Cerita Energi Air dari Lubuk Bangkar

 

 

 

 

Tak mudah mencapai Desa Lubuk Bangkar, Kecamatan Batang Asai, Jambi. Waktu tempuh dari pusat ibukota Sarolangun, bisa lebih lima jam. Jalan berbatu dan berbukit kerap jadi tantangan bagi para pelancong. Belum lagi kalau berhadapan dengan beberapa ruas jalan becek kala hutan mengguyur sepanjang Oktober lalu.

Pada 2018, desa ini mendapatkan bantuan pembangkit listrik mikro hidro dari BAZNAS dan dana tanggung jawab sosial dari Bank Jambi. Proyek berkapasitas 60 kW itu juga dikerjakan bersama program pembangunan PBB (UNDP).
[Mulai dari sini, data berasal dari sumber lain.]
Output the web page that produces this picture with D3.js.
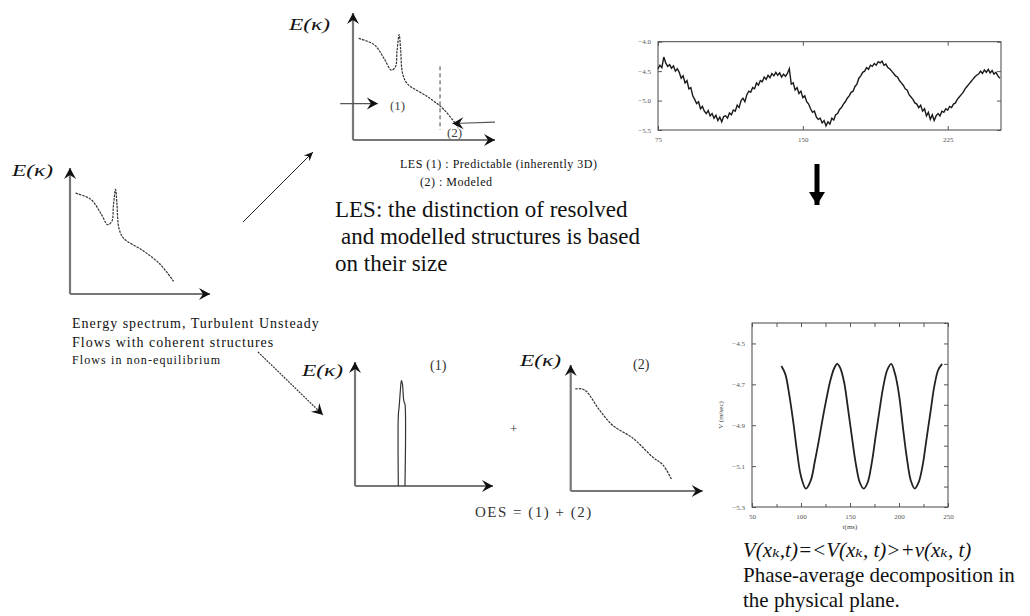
<!DOCTYPE html>
<html><head><meta charset="utf-8">
<script src="https://cdn.jsdelivr.net/npm/d3@7"></script>
<style>body{margin:0;background:#fff}svg{display:block}</style>
</head><body><svg id="c" width="1030" height="616"></svg>
<script>
// ---------- data ----------
// energy spectrum with coherent peak (shape units: k 0..10, E 0..10)
const spectrumK = [0.4, 1.5, 2.2, 2.7, 3.0, 3.1, 3.25, 3.35, 3.5, 3.85, 5.2, 6.4, 7.4];
const spectrumE = [8.0, 7.5, 6.4, 5.5, 5.8, 7.0, 8.3, 7.2, 5.2, 4.4, 3.45, 2.4, 1.0];
// coherent part (1)
const peakK = [3.14, 3.14, 3.2, 3.28, 3.36, 3.44, 3.52, 3.58, 3.62, 3.62];
const peakE = [0, 5.7, 6.4, 7.6, 8.5, 8.2, 7.0, 6.7, 6.6, 0];
// modelled part (2)
const modelledK = [0.35, 0.85, 1.2, 2.2, 3.2, 4.7, 6.2, 7.0, 7.65];
const modelledE = [8.1, 8.1, 7.9, 6.4, 5.2, 4.2, 2.7, 2.05, 0.9];
// raw velocity signal, t = 75 ... 252 ms every 1 ms
const signalT0 = 75, signalStep = 1;
const signalV = [
 -4.46,-4.40,-4.44,-4.26,-4.36,-4.42,-4.39,-4.45,-4.41,-4.50,
 -4.46,-4.52,-4.62,-4.58,-4.70,-4.66,-4.80,-4.78,-4.92,-4.98,
 -5.05,-5.02,-5.14,-5.10,-5.18,-5.22,-5.17,-5.26,-5.22,-5.30,
 -5.25,-5.34,-5.28,-5.36,-5.27,-5.26,-5.30,-5.21,-5.24,-5.16,
 -5.18,-5.08,-5.12,-5.00,-4.96,-5.02,-4.90,-4.84,-4.86,-4.78,
 -4.80,-4.70,-4.74,-4.66,-4.68,-4.60,-4.64,-4.57,-4.61,-4.54,
 -4.58,-4.52,-4.57,-4.53,-4.60,-4.55,-4.59,-4.54,-4.46,-4.72,
 -4.70,-4.82,-4.78,-4.88,-4.84,-4.95,-4.92,-5.02,-5.06,-5.14,
 -5.20,-5.18,-5.28,-5.32,-5.30,-5.38,-5.34,-5.43,-5.36,-5.40,
 -5.30,-5.33,-5.24,-5.22,-5.15,-5.12,-5.06,-5.02,-4.96,-4.92,
 -4.86,-4.84,-4.76,-4.72,-4.62,-4.58,-4.52,-4.50,-4.44,-4.47,
 -4.40,-4.42,-4.37,-4.40,-4.34,-4.36,-4.33,-4.40,-4.38,-4.44,
 -4.46,-4.50,-4.54,-4.58,-4.60,-4.66,-4.70,-4.74,-4.80,-4.82,
 -4.90,-4.94,-4.98,-5.04,-5.06,-5.12,-5.08,-5.18,-5.14,-5.26,
 -5.20,-5.32,-5.24,-5.34,-5.26,-5.22,-5.26,-5.18,-5.20,-5.14,
 -5.16,-5.10,-5.12,-5.06,-5.04,-4.98,-4.94,-4.90,-4.86,-4.80,
 -4.76,-4.72,-4.68,-4.64,-4.60,-4.57,-4.55,-4.50,-4.54,-4.48,
 -4.52,-4.47,-4.53,-4.49,-4.55,-4.52,-4.58,-4.62];
// phase averaged signal
const phaseT = [80,84,88,92,96,100,105,110,114,118,122,126,130,134,137,140,144,148,152,156,160,164,
 168,172,176,180,184,188,192,196,200,204,208,212,216,220,224,228,232,236,240,244];
const phaseV = [-4.61,-4.65,-4.75,-4.88,-5.03,-5.15,-5.21,-5.17,-5.08,-4.98,-4.87,-4.77,-4.68,-4.62,-4.60,
 -4.62,-4.69,-4.82,-4.96,-5.09,-5.18,-5.21,-5.18,-5.09,-4.96,-4.83,-4.71,-4.63,-4.60,-4.65,-4.75,
 -4.91,-5.06,-5.17,-5.21,-5.18,-5.10,-4.97,-4.84,-4.71,-4.63,-4.60];
const signalYTicks = [-4.0, -4.5, -5.0, -5.5];
const signalXTicks = [75, 150, 225];
const phaseYTicks = [-4.5, -4.7, -4.9, -5.1, -5.3];
const phaseXTicks = [50, 100, 150, 200, 250];

// ---------- drawing ----------
const svg = d3.select("#c");
svg.append("rect").attr("width",1030).attr("height",616).attr("fill","#fff");
const defs = svg.append("defs");
defs.append("marker").attr("id","chev").attr("markerUnits","userSpaceOnUse")
  .attr("viewBox","-12 -7 14 14").attr("markerWidth",14).attr("markerHeight",14)
  .attr("refX",0).attr("refY",0).attr("orient","auto")
  .append("path").attr("d","M-11,-6 L0,0 L-11,6 L-7,0 Z").attr("fill","#111");
defs.append("marker").attr("id","small").attr("markerUnits","userSpaceOnUse")
  .attr("viewBox","-10 -5 12 10").attr("markerWidth",12).attr("markerHeight",10)
  .attr("refX",0).attr("refY",0).attr("orient","auto")
  .append("path").attr("d","M-9,-4 L0,0 L-9,4 L-6,0 Z").attr("fill","#111");
defs.append("marker").attr("id","big").attr("markerUnits","userSpaceOnUse")
  .attr("viewBox","-14 -9 16 18").attr("markerWidth",16).attr("markerHeight",18)
  .attr("refX",0).attr("refY",0).attr("orient","auto")
  .append("path").attr("d","M-13,-8 L0,0 L-13,8 Z").attr("fill","#000");

const serif = "'Liberation Serif','DejaVu Serif',serif";

function spectrumAxes(ox, oy, w, h){
  const x = d3.scaleLinear([0,10],[ox, ox+w]);
  const y = d3.scaleLinear([0,10],[oy, oy-h]);
  const g = svg.append("g");
  g.append("line").attr("x1",x(0)).attr("y1",y(0)).attr("x2",x(0)).attr("y2",y(10))
    .attr("stroke","#777").attr("stroke-width",2.2).attr("marker-end","url(#chev)");
  g.append("line").attr("x1",x(0)).attr("y1",y(0)).attr("x2",x(10)).attr("y2",y(0))
    .attr("stroke","#777").attr("stroke-width",2.2).attr("marker-end","url(#chev)");
  return {x,y,g};
}
function curve(p, ks, es, dash){
  const line = d3.line().x((d,i)=>p.x(ks[i])).y((d,i)=>p.y(es[i])).curve(d3.curveCatmullRom.alpha(0.5));
  p.g.append("path").attr("d", line(ks)).attr("fill","none").attr("stroke","#333")
    .attr("stroke-width",1.2).attr("stroke-dasharray", dash || "2.5,1");
}
function label(x, y, txt, size, opts){
  opts = opts || {};
  const t = svg.append("text").attr("x",x).attr("y",y).attr("font-family",serif)
    .attr("font-size",size).attr("fill",opts.fill||"#111").text(txt);
  if (opts.italic) t.attr("font-style","italic");
  if (opts.ls) t.attr("letter-spacing",opts.ls);
  if (opts.len) t.attr("textLength",opts.len).attr("lengthAdjust","spacingAndGlyphs");
  if (opts.anchor) t.attr("text-anchor",opts.anchor);
  return t;
}

// left spectrum
const pL = spectrumAxes(70, 294, 140, 126);
curve(pL, spectrumK, spectrumE);
label(12, 176, "E(κ)", 17, {italic:true, len:41});

// top middle LES spectrum
const pT = spectrumAxes(353, 140, 142, 127);
curve(pT, spectrumK, spectrumE);
label(289, 30, "E(κ)", 17, {italic:true, len:41});
pT.g.append("line").attr("x1",pT.x(6.13)).attr("x2",pT.x(6.13)).attr("y1",pT.y(5.8)).attr("y2",pT.y(0.8))
  .attr("stroke","#444").attr("stroke-width",1).attr("stroke-dasharray","4,3");
pT.g.append("line").attr("x1",pT.x(-0.9)).attr("x2",pT.x(1.75)).attr("y1",pT.y(2.87)).attr("y2",pT.y(2.87))
  .attr("stroke","#555").attr("stroke-width",1.2).attr("marker-end","url(#chev)");
pT.g.append("line").attr("x1",pT.x(10)).attr("x2",pT.x(7.0)).attr("y1",pT.y(1.4)).attr("y2",pT.y(1.3))
  .attr("stroke","#555").attr("stroke-width",1.2).attr("marker-end","url(#chev)");
label(390, 110, "(1)", 13, {fill:"#444"});
label(447, 137, "(2)", 13, {fill:"#444"});
label(400, 168, "LES (1) : Predictable (inherently 3D)", 12, {ls:0.5});
label(420, 186, "(2) : Modeled", 12, {ls:0.5});
label(335, 217, "LES: the distinction of resolved", 23);
label(341, 244, "and modelled structures is based", 23);
label(335, 271, "on their size", 23);

// left captions
label(72, 328, "Energy spectrum, Turbulent Unsteady", 14, {ls:1});
label(72, 347, "Flows with coherent structures", 14, {ls:1});
label(72, 364, "Flows in non-equilibrium", 12, {ls:1.1});

// arrows between panels
svg.append("line").attr("x1",243).attr("y1",222).attr("x2",313).attr("y2",152)
  .attr("stroke","#222").attr("stroke-width",1).attr("marker-end","url(#small)");
svg.append("line").attr("x1",258).attr("y1",352).attr("x2",323).attr("y2",415)
  .attr("stroke","#333").attr("stroke-width",1.2).attr("stroke-dasharray","2,1").attr("marker-end","url(#chev)");

// bottom (1)
const pB1 = spectrumAxes(355, 486, 138, 124);
curve(pB1, peakK, peakE, "none");
label(302, 376, "E(κ)", 17, {italic:true, len:41});
label(430, 370, "(1)", 14, {fill:"#333"});
label(510, 433, "+", 13, {fill:"#333"});
label(475, 517, "OES = (1) + (2)", 15, {fill:"#333", ls:1.5});

// bottom (2)
const pB2 = spectrumAxes(570.7, 491, 132, 126);
curve(pB2, modelledK, modelledE);
label(520, 366, "E(κ)", 17, {italic:true, len:41});
label(633, 369, "(2)", 14, {fill:"#333"});

// top-right raw signal
const sx = d3.scaleLinear([75, 252.6],[658, 1001]);
const sy = d3.scaleLinear([-5.5, -4.0],[130, 41.7]);
const gs = svg.append("g").attr("font-family", serif);
gs.append("rect").attr("x",sx(75)).attr("y",sy(-4.0)).attr("width",sx(252.6)-sx(75)).attr("height",sy(-5.5)-sy(-4.0))
  .attr("fill","none").attr("stroke","#444").attr("stroke-width",1);
function tinyAxis(g, axis, tr){
  const a = g.append("g").attr("transform",tr).call(axis);
  a.select(".domain").remove();
  a.selectAll("line").attr("stroke","#555");
  a.selectAll("text").attr("font-size",7).attr("fill","#555").attr("font-family",serif);
  return a;
}
tinyAxis(gs, d3.axisLeft(sy).tickValues(signalYTicks).tickFormat(d3.format(".1f")).tickSize(-4).tickPadding(7), `translate(${sx(75)},0)`);
tinyAxis(gs, d3.axisBottom(sx).tickValues(signalXTicks).tickFormat(d3.format("d")).tickSize(-4).tickPadding(7), `translate(0,${sy(-5.5)})`);
tinyAxis(gs, d3.axisRight(sy).tickValues(signalYTicks).tickFormat("").tickSize(-4), `translate(${sx(252.6)},0)`);
tinyAxis(gs, d3.axisTop(sx).tickValues(signalXTicks).tickFormat("").tickSize(-4), `translate(0,${sy(-4.0)})`);
const sline = d3.line().x((d,i)=>sx(signalT0 + i*signalStep)).y(d=>sy(d));
gs.append("path").attr("d", sline(signalV)).attr("fill","none").attr("stroke","#1a1a1a").attr("stroke-width",1.4);

// down arrow
svg.append("line").attr("x1",817).attr("y1",164).attr("x2",817).attr("y2",205)
  .attr("stroke","#000").attr("stroke-width",5).attr("marker-end","url(#big)");

// bottom-right phase average
const px = d3.scaleLinear([50, 250],[752, 948]);
const py = d3.scaleLinear([-5.3, -4.4],[507, 323]);
const gp = svg.append("g");
gp.append("rect").attr("x",px(50)).attr("y",py(-4.4)).attr("width",px(250)-px(50)).attr("height",py(-5.3)-py(-4.4))
  .attr("fill","none").attr("stroke","#444").attr("stroke-width",1);
const minorY = d3.range(-5.3, -4.39, 0.1);
const minorX = d3.range(50, 251, 25);
tinyAxis(gp, d3.axisLeft(py).tickValues(phaseYTicks).tickFormat(d3.format(".1f")).tickSize(-4).tickPadding(7), `translate(${px(50)},0)`);
tinyAxis(gp, d3.axisRight(py).tickValues(minorY).tickFormat("").tickSize(-4), `translate(${px(250)},0)`);
tinyAxis(gp, d3.axisBottom(px).tickValues(phaseXTicks).tickFormat(d3.format("d")).tickSize(-4).tickPadding(7), `translate(0,${py(-5.3)})`);
tinyAxis(gp, d3.axisBottom(px).tickValues(minorX).tickFormat("").tickSize(-3), `translate(0,${py(-5.3)})`);
tinyAxis(gp, d3.axisTop(px).tickValues(minorX).tickFormat("").tickSize(-4), `translate(0,${py(-4.4)})`);
const pline = d3.line().x((d,i)=>px(phaseT[i])).y(d=>py(d)).curve(d3.curveCatmullRom);
gp.append("path").attr("d", pline(phaseV)).attr("fill","none").attr("stroke","#222").attr("stroke-width",1.8);
label(723, 415, "V (m/sec)", 7, {fill:"#444", anchor:"middle"}).attr("transform","rotate(-90,723,415)");
label(850, 529, "t(ms)", 7, {fill:"#444", anchor:"middle"});

// formula & caption (subscript k as a Unicode character to keep one text run)
label(743, 557, "V(xₖ,t)=<V(xₖ, t)>+v(xₖ, t)", 21, {italic:true});
label(743, 582, "Phase-average decomposition in", 21);
label(743, 607, "the physical plane.", 21);
</script></body></html>
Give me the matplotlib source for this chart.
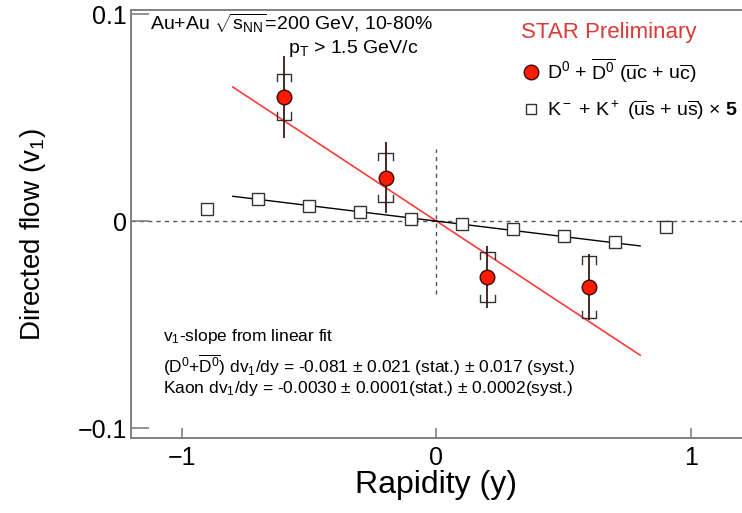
import numpy as np
import matplotlib
matplotlib.use('Agg')
import matplotlib.pyplot as plt
from matplotlib.lines import Line2D

plt.rcParams['font.family'] = ['Liberation Sans', 'DejaVu Sans']
plt.rcParams['mathtext.fontset'] = 'custom'
plt.rcParams['mathtext.rm'] = 'Liberation Sans'
plt.rcParams['mathtext.it'] = 'Liberation Sans:italic'
plt.rcParams['mathtext.bf'] = 'Liberation Sans:bold'

# D0 + D0bar v1 vs rapidity
d0_y = [-0.6, -0.2, 0.2, 0.6]
d0_v1 = [0.060, 0.021, -0.027, -0.032]
d0_stat = [0.020, 0.017, 0.015, 0.016]
d0_syst = [0.011, 0.012, 0.012, 0.015]

# kaons (K- + K+), plotted scaled x5
kaon_y = [-0.9, -0.7, -0.5, -0.3, -0.1, 0.1, 0.3, 0.5, 0.7, 0.9]
kaon_v1 = [0.00116, 0.00214, 0.00148, 0.00088, 0.00020,
           -0.00030, -0.00078, -0.00142, -0.00200, -0.00056]
kaon_scale = 5

# linear fits
d0_slope = -0.081
kaon_slope = -0.0030
fit_range = [-0.8, 0.8]

fig = plt.figure(figsize=(7.42, 5.13), dpi=100)
ax = fig.add_axes([0.1765, 0.1462, 0.8235, 0.8343])
ax.set_xlim(-1.2, 1.2)
ax.set_ylim(-0.1048, 0.102)

# reference lines
ax.axhline(0, color='#555555', lw=1.0, ls=(0, (3, 3)), zorder=1)
ax.plot([0, 0], [-0.035, 0.035], color='#555555', lw=1.0, ls=(0, (3, 3)), zorder=1)

# fit lines
fx = np.array(fit_range)
ax.plot(fx, d0_slope * fx, color='#ff3b3b', lw=1.2, zorder=2)
ax.plot(fx, kaon_slope * kaon_scale * fx, color='black', lw=1.0, zorder=2)

# kaon points
kv = np.array(kaon_v1) * kaon_scale
ax.plot(kaon_y, kv, ls='none', marker='s', ms=8.5, mfc='white', mec='#333333', mew=1.0, zorder=3)

# D0 systematic brackets
hw = 0.028
tick = 0.0035
for x, v, s in zip(d0_y, d0_v1, d0_syst):
    top = v + s
    bot = v - s
    ax.plot([x - hw, x - hw, x + hw, x + hw], [top - tick, top, top, top - tick], color='#333333', lw=1.0, zorder=3)
    ax.plot([x - hw, x - hw, x + hw, x + hw], [bot + tick, bot, bot, bot + tick], color='#333333', lw=1.0, zorder=3)

# D0 stat errors + points
ax.errorbar(d0_y, d0_v1, yerr=d0_stat, fmt='o', ms=10.5, mfc='#ff1a00', mec='#3a0a0a', mew=1.0,
            ecolor='#3a1818', elinewidth=1.3, capsize=0, zorder=4)

# axes styling
for side in ['left', 'bottom', 'top']:
    ax.spines[side].set_color('#808080')
    ax.spines[side].set_linewidth(1.4)
ax.spines['right'].set_visible(False)
ax.set_xticks([-1, 0, 1])
ax.set_xticklabels(['\u22121', '0', '1'])
ax.set_yticks([-0.1, 0, 0.1])
ax.set_yticklabels(['\u22120.1', '0', '0.1'])
ax.tick_params(axis='y', direction='in', length=13, width=1.2, color='#808080', labelsize=18, pad=3)
ax.tick_params(axis='x', direction='in', length=7, width=1.2, color='#808080', labelsize=18, pad=6)

ax.set_xlabel('Rapidity (y)', fontsize=23)
ax.xaxis.set_label_coords(0.5, -0.075)
ax.set_ylabel('Directed flow (v$_{\\rm 1}$)', fontsize=20)
ax.yaxis.set_label_coords(-0.135, 0.475)

# annotations
ax.text(0.031, 0.968, 'Au+Au $\\sqrt{{\\rm s}_{\\rm NN}}$=200 GeV, 10-80%', transform=ax.transAxes,
        fontsize=14, va='center', ha='left')
ax.text(0.257, 0.91, 'p$_{\\rm T}$ > 1.5 GeV/c', transform=ax.transAxes,
        fontsize=14, va='center', ha='left')

ax.text(0.052, 0.236, 'v$_{\\rm 1}$-slope from linear fit', transform=ax.transAxes,
        fontsize=12.5, va='center', ha='left')
ax.text(0.052, 0.171, '(D$^{\\rm 0}$+$\\overline{\\rm D^{0}}$) dv$_{\\rm 1}$/dy = -0.081 \u00b1 0.021 (stat.) \u00b1 0.017 (syst.)',
        transform=ax.transAxes, fontsize=12.5, va='center', ha='left')
ax.text(0.052, 0.115, 'Kaon dv$_{\\rm 1}$/dy = -0.0030 \u00b1 0.0001(stat.) \u00b1 0.0002(syst.)',
        transform=ax.transAxes, fontsize=12.5, va='center', ha='left')

# legend
h1 = Line2D([], [], ls='none', marker='o', ms=10.5, mfc='#ff1a00', mec='#3a0a0a', mew=1.0)
h2 = Line2D([], [], ls='none', marker='s', ms=7, mfc='white', mec='#333333', mew=1.0)
leg = ax.legend([h1, h2],
                ['D$^{\\rm 0}$ + $\\overline{\\rm D^{0}}$ ($\\overline{\\rm u}$c + u$\\overline{\\rm c}$)',
                 'K$^{\\rm -}$ + K$^{\\rm +}$ ($\\overline{\\rm u}$s + u$\\overline{\\rm s}$) \u00d7 $\\mathbf{5}$'],
                title='STAR Preliminary', loc='upper left', bbox_to_anchor=(0.62, 1.0),
                frameon=False, fontsize=14, handletextpad=0.3, handlelength=1.0,
                labelspacing=0.7, borderaxespad=0.2)
leg.get_title().set_color('#d93a3a')
leg.get_title().set_fontsize(16)
leg._legend_box.align = 'left'

fig.savefig('out.png', dpi=100)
“Ini sudah listrik dari PLN. Sejak Agustus, listrik PLN sudah masuk ke tempat kami. Di Desember 2019 tiang sudah dipasang,” katanya

Baru beberapa tahun beroperasi, PLN juga masuk. “Sudah dua minggu, AVR (automatic voltage regulator) PLTMH kami rusak. Tersambar petir terus-terusan, setiap dua bulan sekali kami terpaksa ganti AVR,” katanya.

Dari celah-celah rumah panggung berbahan kayu, udara segar masuk dengan leluasa. Gemericik air Sungai Mudik Cuban terdengar dari kejauhan.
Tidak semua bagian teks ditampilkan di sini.